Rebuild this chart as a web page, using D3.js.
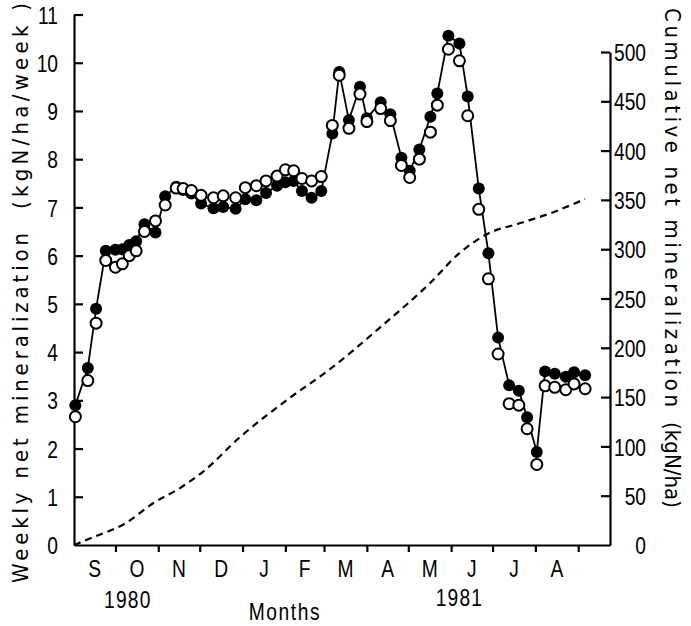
<!DOCTYPE html>
<html>
<head>
<meta charset="utf-8">
<script src="https://cdn.jsdelivr.net/npm/d3@7"></script>
<style>
  body { margin: 0; background: #fff; }
  text { font-family: "Liberation Sans", Arial, sans-serif; fill: #000; }
  text.title { font-family: "DejaVu Sans Condensed", "Liberation Sans", sans-serif; }
</style>
</head>
<body>
<svg id="chart" width="691" height="626"></svg>
<script>
// Sampling dates of the weekly measurements (Sep 1980 - Sep 1981)
const sampleDates = [
  "1980-09-02","1980-09-11","1980-09-17","1980-09-24","1980-10-01","1980-10-06","1980-10-11","1980-10-16",
  "1980-10-22","1980-10-30","1980-11-06","1980-11-14","1980-11-19","1980-11-25","1980-12-02","1980-12-11",
  "1980-12-18","1980-12-27","1981-01-03","1981-01-11","1981-01-18","1981-01-26","1981-02-01","1981-02-07",
  "1981-02-13","1981-02-20","1981-02-27","1981-03-07","1981-03-12","1981-03-19","1981-03-27","1981-04-01",
  "1981-04-11","1981-04-18","1981-04-26","1981-05-02","1981-05-09","1981-05-17","1981-05-22","1981-05-30",
  "1981-06-07","1981-06-13","1981-06-21","1981-06-28","1981-07-05","1981-07-13","1981-07-20","1981-07-26",
  "1981-08-02","1981-08-08","1981-08-15","1981-08-23","1981-08-29","1981-09-06"
];

// Weekly net mineralization, kgN/ha/week (filled symbols, joined by the line)
const weeklyFilled = [
  2.9, 3.67, 4.9, 6.1, 6.12, 6.13, 6.22, 6.3,
  6.65, 6.48, 7.23, 7.43, 7.36, 7.29, 7.08, 6.98,
  7.01, 6.97, 7.17, 7.15, 7.3, 7.45, 7.52, 7.55,
  7.34, 7.2, 7.34, 8.53, 9.81, 8.81, 9.5, 8.85,
  9.18, 8.93, 8.03, 7.76, 8.2, 8.88, 9.36, 10.56,
  10.4, 9.3, 7.39, 6.05, 4.3, 3.31, 3.2, 2.65,
  1.93, 3.6, 3.55, 3.49, 3.58, 3.52
];

// Weekly net mineralization, kgN/ha/week (open symbols)
const weeklyOpen = [
  2.66, 3.41, 4.6, 5.9, 5.76, 5.83, 6.0, 6.1,
  6.5, 6.72, 7.05, 7.4, 7.39, 7.35, 7.25, 7.2,
  7.24, 7.2, 7.41, 7.45, 7.55, 7.65, 7.78, 7.76,
  7.6, 7.55, 7.64, 8.7, 9.74, 8.64, 9.35, 8.78,
  9.05, 8.8, 7.87, 7.62, 8.0, 8.56, 9.12, 10.28,
  10.04, 8.9, 6.96, 5.52, 3.96, 2.93, 2.9, 2.41,
  1.67, 3.3, 3.27, 3.22, 3.34, 3.24
];

// Cumulative net mineralization, kgN/ha (dashed curve, right axis)
const cumulativeDates = [
  "1980-09-01","1980-09-15","1980-10-07","1980-10-29","1980-11-17","1980-12-04","1980-12-29",
  "1981-02-03","1981-03-05","1981-04-10","1981-05-17","1981-06-07","1981-06-28","1981-07-20",
  "1981-08-11","1981-09-06"
];
const cumulativeValues = [0, 8, 21, 43, 58, 75, 108, 148, 178, 220, 266, 296, 316, 326, 336, 351];

// Axis ticks and labels
const leftTicks = [0, 1, 2, 3, 4, 5, 6, 7, 8, 9, 10, 11];
const rightTicks = [0, 50, 100, 150, 200, 250, 300, 350, 400, 450, 500];
const monthLabels = ["S", "O", "N", "D", "J", "F", "M", "A", "M", "J", "J", "A"];
const yearLabels = ["1980", "1981"];
const yearLabelDates = ["1980-10-10", "1981-06-07"];

const parse = d3.timeParse("%Y-%m-%d");
const svg = d3.select("#chart");

// Horizontally condensed lettering: squeeze glyphs while keeping the anchor point
const squeeze = 0.8;
function condense(sel) {
  sel.each(function () {
    const t = d3.select(this);
    const xv = +t.attr("x") || 0;
    t.attr("x", xv / squeeze).attr("transform", `scale(${squeeze},1)`);
  });
}

const x = d3.scaleTime()
  .domain([parse("1980-09-01"), parse("1981-09-24")])
  .range([74, 610]);
const yLeft = d3.scaleLinear().domain([0, 11]).range([545, 14.5]);
const yRight = d3.scaleLinear().domain([0, 500]).range([545, 52]);

const weekly = sampleDates.map((d, i) => ({
  date: parse(d), filled: weeklyFilled[i], open: weeklyOpen[i]
}));
const cumulative = cumulativeDates.map((d, i) => ({ date: parse(d), value: cumulativeValues[i] }));

// ---- Axes ----
const axisStroke = 2.2;
const labelSize = "24px";

const gLeft = svg.append("g").attr("transform", "translate(74,0)")
  .call(d3.axisLeft(yLeft).tickValues(leftTicks).tickSizeInner(-9).tickSizeOuter(0).tickPadding(16));
gLeft.selectAll("text").style("font-size", labelSize).attr("dy", "0.36em").call(condense);
gLeft.select(".domain").attr("stroke-width", axisStroke);
gLeft.selectAll(".tick line").attr("stroke-width", axisStroke);
gLeft.selectAll(".tick").filter(d => d === 0).select("line").remove();

const gRight = svg.append("g").attr("transform", "translate(610,0)")
  .call(d3.axisRight(yRight).tickValues(rightTicks).tickSizeInner(-9).tickSizeOuter(0).tickPadding(4));
gRight.selectAll("text").style("font-size", labelSize).attr("text-anchor", "end").attr("x", 36)
  .attr("dy", "0.36em").call(condense);
gRight.select(".domain").attr("stroke-width", axisStroke);
gRight.selectAll(".tick line").attr("stroke-width", axisStroke);
gRight.selectAll(".tick").filter(d => d === 0).select("line").remove();

const monthStarts = d3.timeMonth.range(parse("1980-10-01"), parse("1981-09-02"));
const gBottom = svg.append("g").attr("transform", "translate(0,545)")
  .call(d3.axisBottom(x).tickValues(monthStarts).tickSizeInner(7).tickSizeOuter(0).tickFormat(""));
gBottom.select(".domain").attr("stroke-width", axisStroke);
gBottom.selectAll(".tick line").attr("stroke-width", axisStroke);

// Month initials centred in each month
const months = d3.timeMonth.range(parse("1980-09-01"), parse("1981-09-01"));
svg.append("g").selectAll("text")
  .data(months)
  .join("text")
  .attr("x", d => (x(d) + x(d3.timeMonth.offset(d, 1))) / 2)
  .attr("y", 577)
  .attr("text-anchor", "middle")
  .style("font-size", labelSize)
  .text((d, i) => monthLabels[i])
  .call(condense);

// Year labels
svg.append("g").selectAll("text")
  .data(yearLabels)
  .join("text")
  .attr("x", (d, i) => x(parse(yearLabelDates[i])))
  .attr("y", (d, i) => i === 0 ? 608 : 606)
  .attr("text-anchor", "middle")
  .style("font-size", labelSize)
  .style("letter-spacing", "1.5px")
  .text(d => d)
  .call(condense);

svg.append("text")
  .attr("x", 285).attr("y", 620)
  .attr("text-anchor", "middle")
  .style("font-size", labelSize)
  .style("letter-spacing", "2px")
  .text("Months")
  .call(condense);

// Axis titles
svg.append("text").attr("class", "title")
  .attr("transform", "translate(28,583) rotate(-90)")
  .attr("text-anchor", "start")
  .attr("textLength", 350).attr("lengthAdjust", "spacing")
  .style("font-size", "22px")
  .text("Weekly net mineralization");
svg.append("text").attr("class", "title")
  .attr("transform", "translate(28,3) rotate(-90)")
  .attr("text-anchor", "end")
  .attr("textLength", 206).attr("lengthAdjust", "spacing")
  .style("font-size", "22px")
  .text("(kgN/ha/week )");

svg.append("text").attr("class", "title")
  .attr("transform", "translate(665,8) rotate(90)")
  .attr("text-anchor", "start")
  .attr("textLength", 399).attr("lengthAdjust", "spacing")
  .style("font-size", "22px")
  .text("Cumulative net mineralization");
svg.append("text").attr("class", "title")
  .attr("transform", "translate(665,508) rotate(90)")
  .attr("text-anchor", "end")
  .attr("textLength", 86).attr("lengthAdjust", "spacing")
  .style("font-size", "22px")
  .text("(kgN/ha)");

// ---- Cumulative dashed curve ----
svg.append("path")
  .datum(cumulative)
  .attr("fill", "none")
  .attr("stroke", "#000")
  .attr("stroke-width", 2.2)
  .attr("stroke-dasharray", "7,5")
  .attr("d", d3.line().x(d => x(d.date)).y(d => yRight(d.value)).curve(d3.curveMonotoneX));

// ---- Weekly series ----
svg.append("path")
  .datum(weekly)
  .attr("fill", "none")
  .attr("stroke", "#000")
  .attr("stroke-width", 1.8)
  .attr("d", d3.line().x(d => x(d.date)).y(d => yLeft(d.filled)));

svg.append("g").selectAll("circle")
  .data(weekly)
  .join("circle")
  .attr("cx", d => x(d.date))
  .attr("cy", d => yLeft(d.filled))
  .attr("r", 6)
  .attr("fill", "#000");

svg.append("g").selectAll("circle")
  .data(weekly)
  .join("circle")
  .attr("cx", d => x(d.date))
  .attr("cy", d => yLeft(d.open))
  .attr("r", 5.5)
  .attr("fill", "#fff")
  .attr("stroke", "#000")
  .attr("stroke-width", 2);
</script>
</body>
</html>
# # #
■ Prompt:
Identify the lines that hold the word "this". Copy every one of them.

■ Written solution:
Rebuild this chart as a web page, using D3.js.
    const t = d3.select(this);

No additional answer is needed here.